Originally shared by Yonatan Zunger
This video has been making the rounds on social media, and at first I ignored it because I figured it would just be a piece of propaganda meant to preach to the choir. I was wrong: this is actually an extremely intelligent and informative short film about despotism. (And despite being an American film from 1946, made in the immediate aftermath of WWII, it doesn’t give the US any sort of free ride at all – as you’ll notice from some of the examples shown silently in the background)
The film begins by reminding you that the forms of democracy alone don’t tell you anything; you need to look deeper. The two key indicators it points at are whether respect and power are equally shared across the community, or whether they are concentrated, with only certain people being thought worthy of those. Those two, in turn, are powered by two leading indicators: whether the distribution of economic power and information is shared or isolated. It points at things like farm foreclosures or towns entirely dependent on a single industry, for example, as factors which make a community more susceptible to despotism.
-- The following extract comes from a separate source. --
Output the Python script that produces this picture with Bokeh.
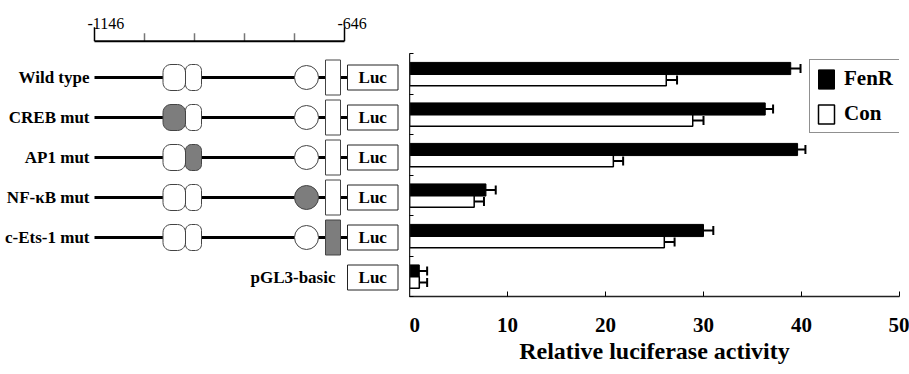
import numpy as np
from bokeh.plotting import figure
from bokeh.models import (Range1d, FixedTicker, ColumnDataSource, Whisker, TeeHead,
                          Legend, LegendItem)
from bokeh.layouts import row
from bokeh.embed import file_html
from bokeh.resources import INLINE
from bokeh.core.properties import value

# ---------------- data ----------------
categories = ["Wild type", "CREB mut", "AP1 mut", "NF-\u03baB mut", "c-Ets-1 mut", "pGL3-basic"]
mutated = [None, "CREB", "AP1", "NF-\u03baB", "c-Ets-1", None]
has_promoter = [True, True, True, True, True, False]

fenr = [38.9, 36.3, 39.6, 7.8, 30.0, 1.0]
fenr_err = [1.0, 0.8, 0.8, 1.0, 1.0, 0.8]
con = [26.2, 28.9, 20.8, 6.6, 26.0, 1.0]
con_err = [1.1, 1.1, 1.0, 1.0, 1.05, 0.8]
x_ticks = [0, 10, 20, 30, 40, 50]

# promoter map (bp)
map_start, map_end = -1146, -646
map_minor = [-1046, -946, -846, -746]
creb_site = (-1009, -964)
ap1_site = (-964, -932)
nfkb_site = -722
ets_site = (-684, -654)
luc_box = (-640, -539)

FONT = "Liberation Serif"
GRAY = "#7d7d7d"
EDGE = "#444444"
H = 374
BOTTOM = 78

# ---------------- left: promoter constructs ----------------
pl = figure(width=409, height=H, x_range=Range1d(-1334, -516), y_range=Range1d(5.975, -1.425),
            output_backend="svg", toolbar_location=None, x_axis_location=None,
            y_axis_location=None, min_border_left=0, min_border_right=0, min_border_top=0,
            min_border_bottom=BOTTOM)
pl.grid.visible = False
pl.outline_line_color = None

px_bp = 2.0      # bp per screen px
px_row = 1 / 40  # rows per screen px

# scale bar
bar_y = -0.4075
ticks_all = [map_start] + map_minor + [map_end]
tick_top = [bar_y - (14 if t in (map_start, map_end) else 8) * px_row for t in ticks_all]
pl.segment(x0=ticks_all, y0=[bar_y] * len(ticks_all), x1=ticks_all, y1=tick_top,
           line_color=["black" if t in (map_start, map_end) else "#777777" for t in ticks_all],
           line_width=1.5)
pl.segment(x0=[map_start], y0=[bar_y], x1=[map_end], y1=[bar_y], line_width=2, line_color="black")
pl.text(x=[map_start, map_end], y=[bar_y - 18 * px_row] * 2, text=[str(map_start), str(map_end)],
        text_align="left", x_offset=-7, text_baseline="alphabetic", text_font=value(FONT),
        text_font_size="16px", text_color="black")

ys = [i + 0.5 for i in range(len(categories))]


def rounded_box(x0, x1, yc, h_px, r_px):
    """rounded rectangle outline in data units"""
    rx, ry = r_px * px_bp, r_px * px_row
    h = h_px * px_row
    y0, y1 = yc - h / 2, yc + h / 2
    xs, yv = [], []
    corners = [(x1 - rx, y0 + ry, -np.pi / 2, 0), (x1 - rx, y1 - ry, 0, np.pi / 2),
               (x0 + rx, y1 - ry, np.pi / 2, np.pi), (x0 + rx, y0 + ry, np.pi, 1.5 * np.pi)]
    for cx, cy, a0, a1 in corners:
        t = np.linspace(a0, a1, 8)
        xs += list(cx + rx * np.cos(t))
        yv += list(cy + ry * np.sin(t))
    return xs, yv


prom_rows = [(y, m) for y, h, m in zip(ys, has_promoter, mutated) if h]
prom_y = [y for y, _ in prom_rows]

pl.segment(x0=[map_start] * len(prom_y), y0=prom_y, x1=[luc_box[0]] * len(prom_y), y1=prom_y,
           line_width=3, line_color="black")

oct_x, oct_y, oct_fill = [], [], []
for y, m in prom_rows:
    for site, name, r in ((creb_site, "CREB", 8), (ap1_site, "AP1", 6)):
        xs, yv = rounded_box(site[0], site[1], y, 26, r)
        oct_x.append(xs)
        oct_y.append(yv)
        oct_fill.append(GRAY if m == name else "white")
pl.patches(oct_x, oct_y, fill_color=oct_fill, line_color=EDGE, line_width=1)

pl.scatter(x=[nfkb_site] * len(prom_rows), y=prom_y, size=24, marker="circle",
           fill_color=[GRAY if m == "NF-\u03baB" else "white" for _, m in prom_rows],
           line_color=EDGE, line_width=1)

pl.rect(x=[(ets_site[0] + ets_site[1]) / 2] * len(prom_rows), y=prom_y,
        width=ets_site[1] - ets_site[0], height=35 * px_row,
        fill_color=[GRAY if m == "c-Ets-1" else "white" for _, m in prom_rows],
        line_color=EDGE, line_width=1)

luc_c = (luc_box[0] + luc_box[1]) / 2
pl.rect(x=[luc_c] * len(ys), y=ys, width=luc_box[1] - luc_box[0], height=25 * px_row,
        fill_color="white", line_color="#222222", line_width=1)
pl.text(x=[luc_c] * len(ys), y=ys, text=["Luc"] * len(ys), text_align="center",
        text_baseline="middle", text_font=value(FONT), text_font_style="bold",
        text_font_size="17px", text_color="black")

label_x = [map_start - 10 if h else luc_box[0] - 24 for h in has_promoter]
pl.text(x=label_x, y=ys, text=categories, text_align="right", text_baseline="middle",
        text_font=value(FONT), text_font_style="bold", text_font_size="17px", text_color="black")

# ---------------- right: bar chart ----------------
n = len(categories)
pr = figure(width=500, height=H, x_range=Range1d(0, 50), y_range=Range1d(n, -1.309),
            output_backend="svg", toolbar_location=None, min_border_left=0, min_border_right=10,
            min_border_top=0, min_border_bottom=BOTTOM)
pr.grid.visible = False
pr.outline_line_color = None

y_f = [i + 0.37 for i in range(n)]
y_c = [i + 0.655 for i in range(n)]
src = ColumnDataSource(dict(
    y_f=y_f, y_c=y_c, fenr=fenr, con=con,
    f_lo=[v - e for v, e in zip(fenr, fenr_err)], f_hi=[v + e for v, e in zip(fenr, fenr_err)],
    c_lo=[v - e for v, e in zip(con, con_err)], c_hi=[v + e for v, e in zip(con, con_err)],
))

rf = pr.hbar(y="y_f", left=0, right="fenr", height=0.30, source=src,
             fill_color="black", line_color="black", line_width=1)
rc = pr.hbar(y="y_c", left=0, right="con", height=0.28, source=src,
             fill_color="white", line_color="black", line_width=1.5)

for base, lo, hi in (("y_f", "f_lo", "f_hi"), ("y_c", "c_lo", "c_hi")):
    pr.add_layout(Whisker(source=src, base=base, lower=lo, upper=hi, dimension="width",
                          line_width=2, line_color="black",
                          upper_head=TeeHead(size=9, line_width=2, line_color="black"),
                          lower_head=TeeHead(size=9, line_width=2, line_color="black")))

xa = pr.xaxis[0]
xa.ticker = FixedTicker(ticks=x_ticks)
xa.axis_line_width = 1.5
xa.axis_line_color = "#222222"
xa.major_tick_in = 5
xa.major_tick_out = 0
xa.minor_tick_in = 0
xa.minor_tick_out = 0
xa.major_label_text_font = FONT
xa.major_label_text_font_style = "bold"
xa.major_label_text_font_size = "21px"
xa.major_label_text_color = "black"
xa.major_label_standoff = 21
xa.axis_label = "Relative luciferase activity"
xa.axis_label_text_font = FONT
xa.axis_label_text_font_style = "bold"
xa.axis_label_text_font_size = "24px"
xa.axis_label_text_color = "black"
xa.axis_label_standoff = 3

ya = pr.yaxis[0]
ya.ticker = FixedTicker(ticks=list(range(n + 1)))
ya.bounds = (0, n)
ya.major_label_overrides = {i: "" for i in range(n + 1)}
ya.major_label_standoff = 0
ya.major_tick_in = 4
ya.major_tick_out = 0
ya.minor_tick_in = 0
ya.minor_tick_out = 0
ya.axis_line_width = 1.5
ya.axis_line_color = "#222222"

legend = Legend(items=[LegendItem(label="FenR", renderers=[rf]), LegendItem(label="Con", renderers=[rc])],
                location=(400, 163), glyph_width=20, glyph_height=24, label_text_font=FONT,
                label_text_font_style="bold", label_text_font_size="21px", label_standoff=8,
                label_text_color="black",
                spacing=10, padding=6, margin=0, border_line_color="#222222", border_line_width=1.5,
                background_fill_color="white", background_fill_alpha=1.0)
pr.add_layout(legend)

layout = row(pl, pr)
open("out.html", "w").write(file_html(layout, INLINE))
There are some things I would modernize here; for example, it’s become clear that the model of centralized versus distributed control of information (which was key in the 20th century) doesn’t fully account for some kinds of vulnerability that can show up even when communication is notionally even. (This is tied to the “fake news” problem which everyone is discussing right now, though I think that term misses a great deal of the mark; correctly understanding the nature of the broader problem we are seeing today, which also includes things like filter bubbles and “distributed censorship,” is probably one of the most urgent tasks before us in the computing and communications world today)
There’s a great deal more in here, and it’s quite well-explained; I recommend watching it, and showing it to your kids as well.